-- start --

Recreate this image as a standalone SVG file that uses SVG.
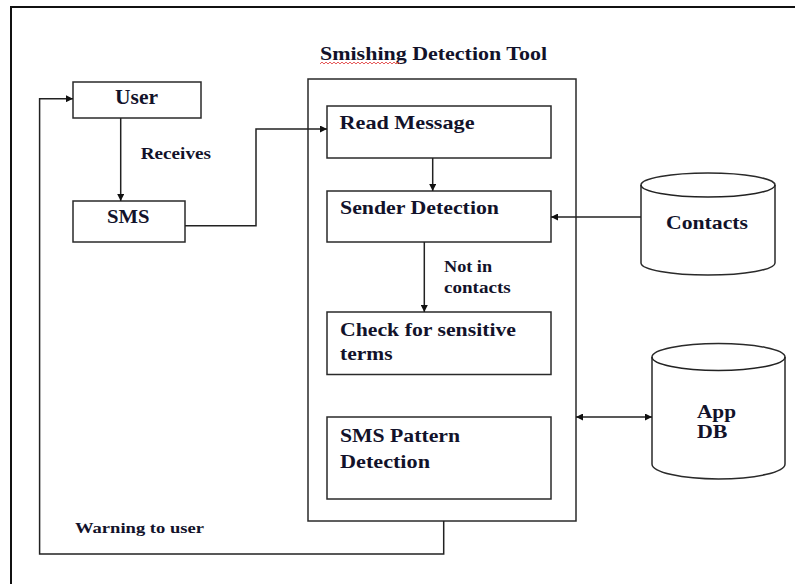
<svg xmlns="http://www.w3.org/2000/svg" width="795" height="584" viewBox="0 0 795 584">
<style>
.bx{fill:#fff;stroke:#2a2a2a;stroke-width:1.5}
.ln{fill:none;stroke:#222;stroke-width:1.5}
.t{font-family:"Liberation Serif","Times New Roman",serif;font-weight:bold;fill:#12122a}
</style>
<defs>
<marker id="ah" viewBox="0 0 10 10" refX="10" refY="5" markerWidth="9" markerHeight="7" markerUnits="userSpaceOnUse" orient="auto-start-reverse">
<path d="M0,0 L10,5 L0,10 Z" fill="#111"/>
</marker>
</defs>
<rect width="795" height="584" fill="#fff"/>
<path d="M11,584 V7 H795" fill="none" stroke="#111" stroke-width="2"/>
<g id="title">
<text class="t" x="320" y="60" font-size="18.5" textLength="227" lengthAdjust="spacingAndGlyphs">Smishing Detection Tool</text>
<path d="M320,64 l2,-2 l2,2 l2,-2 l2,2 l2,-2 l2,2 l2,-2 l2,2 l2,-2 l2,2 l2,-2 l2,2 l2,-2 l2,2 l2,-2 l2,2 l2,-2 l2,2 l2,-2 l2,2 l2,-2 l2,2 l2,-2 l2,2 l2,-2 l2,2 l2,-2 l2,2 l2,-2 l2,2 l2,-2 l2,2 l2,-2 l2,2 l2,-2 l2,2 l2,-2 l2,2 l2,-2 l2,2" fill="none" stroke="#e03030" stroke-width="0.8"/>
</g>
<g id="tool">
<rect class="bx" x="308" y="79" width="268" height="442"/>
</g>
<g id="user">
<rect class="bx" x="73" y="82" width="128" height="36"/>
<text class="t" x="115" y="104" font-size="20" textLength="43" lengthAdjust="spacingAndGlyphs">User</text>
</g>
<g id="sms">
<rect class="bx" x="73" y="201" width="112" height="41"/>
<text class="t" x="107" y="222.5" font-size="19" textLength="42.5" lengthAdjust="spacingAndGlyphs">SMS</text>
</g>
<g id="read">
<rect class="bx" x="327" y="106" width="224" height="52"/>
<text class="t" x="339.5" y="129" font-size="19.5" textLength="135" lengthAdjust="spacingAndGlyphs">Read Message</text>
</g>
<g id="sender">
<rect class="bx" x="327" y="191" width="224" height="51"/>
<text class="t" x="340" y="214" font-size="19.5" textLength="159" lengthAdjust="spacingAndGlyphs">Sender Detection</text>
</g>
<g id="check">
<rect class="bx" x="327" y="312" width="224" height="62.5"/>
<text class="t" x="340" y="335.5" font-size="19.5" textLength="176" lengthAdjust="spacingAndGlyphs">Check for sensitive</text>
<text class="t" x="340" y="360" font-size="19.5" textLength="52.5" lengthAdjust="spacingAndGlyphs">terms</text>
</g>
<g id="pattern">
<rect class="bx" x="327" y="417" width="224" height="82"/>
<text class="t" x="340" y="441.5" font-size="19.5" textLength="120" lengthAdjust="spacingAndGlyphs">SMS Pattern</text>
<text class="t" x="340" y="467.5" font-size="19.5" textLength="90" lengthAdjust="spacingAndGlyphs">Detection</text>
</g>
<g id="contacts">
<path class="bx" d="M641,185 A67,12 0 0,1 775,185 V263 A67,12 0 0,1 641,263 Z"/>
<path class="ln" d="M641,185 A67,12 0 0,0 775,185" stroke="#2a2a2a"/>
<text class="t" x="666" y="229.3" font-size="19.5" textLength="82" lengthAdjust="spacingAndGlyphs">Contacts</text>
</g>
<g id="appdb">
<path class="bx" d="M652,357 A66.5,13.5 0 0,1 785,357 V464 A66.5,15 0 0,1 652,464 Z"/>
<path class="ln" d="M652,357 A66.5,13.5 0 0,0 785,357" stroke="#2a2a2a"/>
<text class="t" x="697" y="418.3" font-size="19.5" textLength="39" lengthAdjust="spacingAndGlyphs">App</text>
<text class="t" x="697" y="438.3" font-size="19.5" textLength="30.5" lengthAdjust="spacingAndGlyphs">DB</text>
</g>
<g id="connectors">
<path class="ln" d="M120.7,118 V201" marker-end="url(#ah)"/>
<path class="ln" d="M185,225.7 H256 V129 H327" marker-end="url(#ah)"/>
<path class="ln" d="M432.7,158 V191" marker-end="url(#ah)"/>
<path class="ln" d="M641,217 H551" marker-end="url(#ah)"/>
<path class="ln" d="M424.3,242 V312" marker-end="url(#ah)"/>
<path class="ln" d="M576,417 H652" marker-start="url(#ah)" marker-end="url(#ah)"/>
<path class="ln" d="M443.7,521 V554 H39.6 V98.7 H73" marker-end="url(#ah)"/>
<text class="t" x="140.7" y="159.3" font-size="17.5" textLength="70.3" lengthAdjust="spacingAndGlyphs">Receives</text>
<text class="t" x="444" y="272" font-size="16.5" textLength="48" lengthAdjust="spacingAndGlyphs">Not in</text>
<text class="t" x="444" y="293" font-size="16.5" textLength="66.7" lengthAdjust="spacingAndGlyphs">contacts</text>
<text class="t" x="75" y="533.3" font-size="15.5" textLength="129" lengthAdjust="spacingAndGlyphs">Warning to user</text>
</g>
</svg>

-- end --

**Task objective**
Exclude the pictures. Write out the remaining data exactly.

**Written response**
Recreate this image as a standalone SVG file that uses SVG.
<svg xmlns="http://www.w3.org/2000/svg" width="795" height="584" viewBox="0 0 795 584">
<style>
.bx{fill:#fff;stroke:#2a2a2a;stroke-width:1.5}
.ln{fill:none;stroke:#222;stroke-width:1.5}
.t{font-family:"Liberation Serif","Times New Roman",serif;font-weight:bold;fill:#12122a}
</style>
<defs>
<marker id="ah" viewBox="0 0 10 10" refX="10" refY="5" markerWidth="9" markerHeight="7" markerUnits="userSpaceOnUse" orient="auto-start-reverse">
<path d="M0,0 L10,5 L0,10 Z" fill="#111"/>
</marker>
</defs>
<rect width="795" height="584" fill="#fff"/>
<path d="M11,584 V7 H795" fill="none" stroke="#111" stroke-width="2"/>
<g id="title">
<text class="t" x="320" y="60" font-size="18.5" textLength="227" lengthAdjust="spacingAndGlyphs">Smishing Detection Tool</text>
<path d="M320,64 l2,-2 l2,2 l2,-2 l2,2 l2,-2 l2,2 l2,-2 l2,2 l2,-2 l2,2 l2,-2 l2,2 l2,-2 l2,2 l2,-2 l2,2 l2,-2 l2,2 l2,-2 l2,2 l2,-2 l2,2 l2,-2 l2,2 l2,-2 l2,2 l2,-2 l2,2 l2,-2 l2,2 l2,-2 l2,2 l2,-2 l2,2 l2,-2 l2,2 l2,-2 l2,2 l2,-2 l2,2" fill="none" stroke="#e03030" stroke-width="0.8"/>
</g>
<g id="tool">
<rect class="bx" x="308" y="79" width="268" height="442"/>
</g>
<g id="user">
<rect class="bx" x="73" y="82" width="128" height="36"/>
<text class="t" x="115" y="104" font-size="20" textLength="43" lengthAdjust="spacingAndGlyphs">User</text>
</g>
<g id="sms">
<rect class="bx" x="73" y="201" width="112" height="41"/>
<text class="t" x="107" y="222.5" font-size="19" textLength="42.5" lengthAdjust="spacingAndGlyphs">SMS</text>
</g>
<g id="read">
<rect class="bx" x="327" y="106" width="224" height="52"/>
<text class="t" x="339.5" y="129" font-size="19.5" textLength="135" lengthAdjust="spacingAndGlyphs">Read Message</text>
</g>
<g id="sender">
<rect class="bx" x="327" y="191" width="224" height="51"/>
<text class="t" x="340" y="214" font-size="19.5" textLength="159" lengthAdjust="spacingAndGlyphs">Sender Detection</text>
</g>
<g id="check">
<rect class="bx" x="327" y="312" width="224" height="62.5"/>
<text class="t" x="340" y="335.5" font-size="19.5" textLength="176" lengthAdjust="spacingAndGlyphs">Check for sensitive</text>
<text class="t" x="340" y="360" font-size="19.5" textLength="52.5" lengthAdjust="spacingAndGlyphs">terms</text>
</g>
<g id="pattern">
<rect class="bx" x="327" y="417" width="224" height="82"/>
<text class="t" x="340" y="441.5" font-size="19.5" textLength="120" lengthAdjust="spacingAndGlyphs">SMS Pattern</text>
<text class="t" x="340" y="467.5" font-size="19.5" textLength="90" lengthAdjust="spacingAndGlyphs">Detection</text>
</g>
<g id="contacts">
<path class="bx" d="M641,185 A67,12 0 0,1 775,185 V263 A67,12 0 0,1 641,263 Z"/>
<path class="ln" d="M641,185 A67,12 0 0,0 775,185" stroke="#2a2a2a"/>
<text class="t" x="666" y="229.3" font-size="19.5" textLength="82" lengthAdjust="spacingAndGlyphs">Contacts</text>
</g>
<g id="appdb">
<path class="bx" d="M652,357 A66.5,13.5 0 0,1 785,357 V464 A66.5,15 0 0,1 652,464 Z"/>
<path class="ln" d="M652,357 A66.5,13.5 0 0,0 785,357" stroke="#2a2a2a"/>
<text class="t" x="697" y="418.3" font-size="19.5" textLength="39" lengthAdjust="spacingAndGlyphs">App</text>
<text class="t" x="697" y="438.3" font-size="19.5" textLength="30.5" lengthAdjust="spacingAndGlyphs">DB</text>
</g>
<g id="connectors">
<path class="ln" d="M120.7,118 V201" marker-end="url(#ah)"/>
<path class="ln" d="M185,225.7 H256 V129 H327" marker-end="url(#ah)"/>
<path class="ln" d="M432.7,158 V191" marker-end="url(#ah)"/>
<path class="ln" d="M641,217 H551" marker-end="url(#ah)"/>
<path class="ln" d="M424.3,242 V312" marker-end="url(#ah)"/>
<path class="ln" d="M576,417 H652" marker-start="url(#ah)" marker-end="url(#ah)"/>
<path class="ln" d="M443.7,521 V554 H39.6 V98.7 H73" marker-end="url(#ah)"/>
<text class="t" x="140.7" y="159.3" font-size="17.5" textLength="70.3" lengthAdjust="spacingAndGlyphs">Receives</text>
<text class="t" x="444" y="272" font-size="16.5" textLength="48" lengthAdjust="spacingAndGlyphs">Not in</text>
<text class="t" x="444" y="293" font-size="16.5" textLength="66.7" lengthAdjust="spacingAndGlyphs">contacts</text>
<text class="t" x="75" y="533.3" font-size="15.5" textLength="129" lengthAdjust="spacingAndGlyphs">Warning to user</text>
</g>
</svg>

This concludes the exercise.